Monday, February 6, 2012

Chic Non-Floral Bouquets

Getting married at the beach? How about a seashell bouquet?

These feathers would be great for a Gatsby-style late night wedding.

This would be so beautiful for an autumn wedding. The bridesmaids could carry smaller versions, then they could be used for decor at the head table!

So perfect for a bookwork bride and groom. Maybe the rings could be brought to the altar in a hollowed out book?

There are so many amazing options available for the bride who chooses to forgo traditional floral bouquets. The benefits are obvious:
Price. Why spend a bundle on flowers you are going to use for exactly one hour? Spend those bucks somewhere else, like on a zip line ride on your honeymoon!
Longevity. You get to keep your beautiful bouquet forever!
Green. No flowers were cut, less pesticides were sprayed, and all that jazz.
Style. You know for sure that no one else will rock your exact bouquet.
Fun!
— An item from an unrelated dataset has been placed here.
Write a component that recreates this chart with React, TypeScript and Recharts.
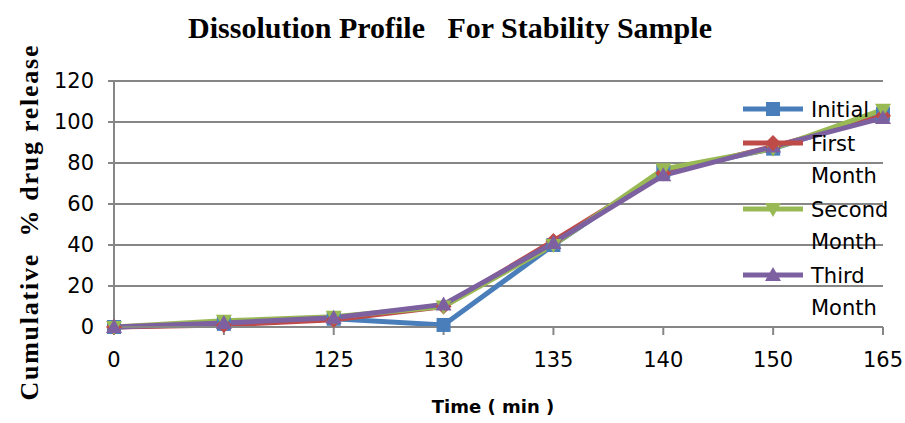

Think of all the amazing spring Saturdays you'll spend scouring flea markets for the perfect brooches.

Inspired yet?


Wednesday, February 1, 2012

Etsy Crush

I get lost on Etsy, who doesn't? Everything is so beautiful! I saw this recently and I am in love:

The most perfect 'something blue' ever?

Everything in her shop is so pretty and well made, check it out!

etsy.com/shop/FallenSparrow

There are subtler blue options, but if you're going to do it, do it big and bold.